▸ **WHAT THE EXERCISE ASKS**: Leave out any picture and return the remaining listing below exactly as given.

▸ **AVAILABLE DATA**:

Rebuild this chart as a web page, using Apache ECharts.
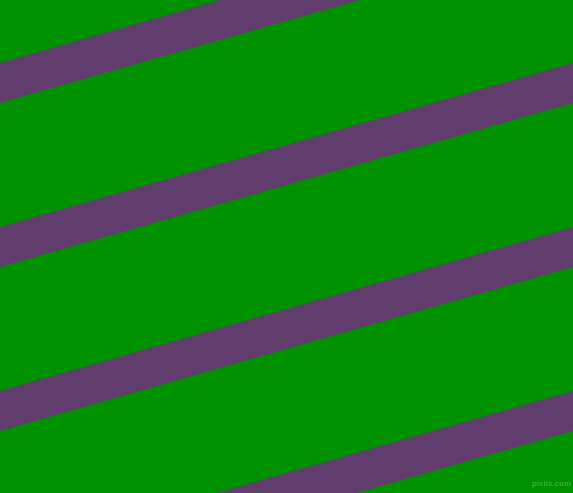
<!DOCTYPE html>
<html>
<head>
<meta charset="utf-8">
<script src="https://cdn.jsdelivr.net/npm/echarts@6/dist/echarts.min.js"></script>
<style>
html,body{margin:0;padding:0;background:#009100;}
#chart{width:573px;height:493px;}
</style>
</head>
<body>
<div id="chart"></div>
<script>
// Stripe centre lines: y at left edge (x=0) and right edge (x=573)
const stripeX = [0, 573];
const stripeLeftY = [83, 247, 411, 575];
const stripeRightY = [-81, 83, 247, 411];
const stripeNames = ['s1', 's2', 's3', 's4'];
const watermark = 'pixlis.com';

const chart = echarts.init(document.getElementById('chart'));
const series = stripeNames.map((n, i) => ({
  name: n,
  type: 'line',
  data: [[stripeX[0], stripeLeftY[i]], [stripeX[1], stripeRightY[i]]],
  showSymbol: false,
  symbol: 'none',
  clip: true,
  silent: true,
  lineStyle: { color: '#613D6E', width: 38.5, cap: 'square' }
}));
chart.setOption({
  animation: false,
  backgroundColor: '#009100',
  grid: { left: 0, right: 0, top: 0, bottom: 0 },
  xAxis: { type: 'value', min: 0, max: 573, show: false },
  yAxis: { type: 'value', min: 0, max: 493, inverse: true, show: false },
  graphic: [{
    type: 'text', right: 2, bottom: 5,
    style: { text: watermark, fill: 'rgba(190,210,190,0.35)', font: 'bold 8px "Liberation Sans"' }
  }],
  series: series
});
</script>
</body>
</html>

▸ **FULL ANSWER**:
Rebuild this chart as a web page, using Apache ECharts.
<!DOCTYPE html>
<html>
<head>
<meta charset="utf-8">
<script src="https://cdn.jsdelivr.net/npm/echarts@6/dist/echarts.min.js"></script>
<style>
html,body{margin:0;padding:0;background:#009100;}
#chart{width:573px;height:493px;}
</style>
</head>
<body>
<div id="chart"></div>
<script>
// Stripe centre lines: y at left edge (x=0) and right edge (x=573)
const stripeX = [0, 573];
const stripeLeftY = [83, 247, 411, 575];
const stripeRightY = [-81, 83, 247, 411];
const stripeNames = ['s1', 's2', 's3', 's4'];
const watermark = 'pixlis.com';

const chart = echarts.init(document.getElementById('chart'));
const series = stripeNames.map((n, i) => ({
  name: n,
  type: 'line',
  data: [[stripeX[0], stripeLeftY[i]], [stripeX[1], stripeRightY[i]]],
  showSymbol: false,
  symbol: 'none',
  clip: true,
  silent: true,
  lineStyle: { color: '#613D6E', width: 38.5, cap: 'square' }
}));
chart.setOption({
  animation: false,
  backgroundColor: '#009100',
  grid: { left: 0, right: 0, top: 0, bottom: 0 },
  xAxis: { type: 'value', min: 0, max: 573, show: false },
  yAxis: { type: 'value', min: 0, max: 493, inverse: true, show: false },
  graphic: [{
    type: 'text', right: 2, bottom: 5,
    style: { text: watermark, fill: 'rgba(190,210,190,0.35)', font: 'bold 8px "Liberation Sans"' }
  }],
  series: series
});
</script>
</body>
</html>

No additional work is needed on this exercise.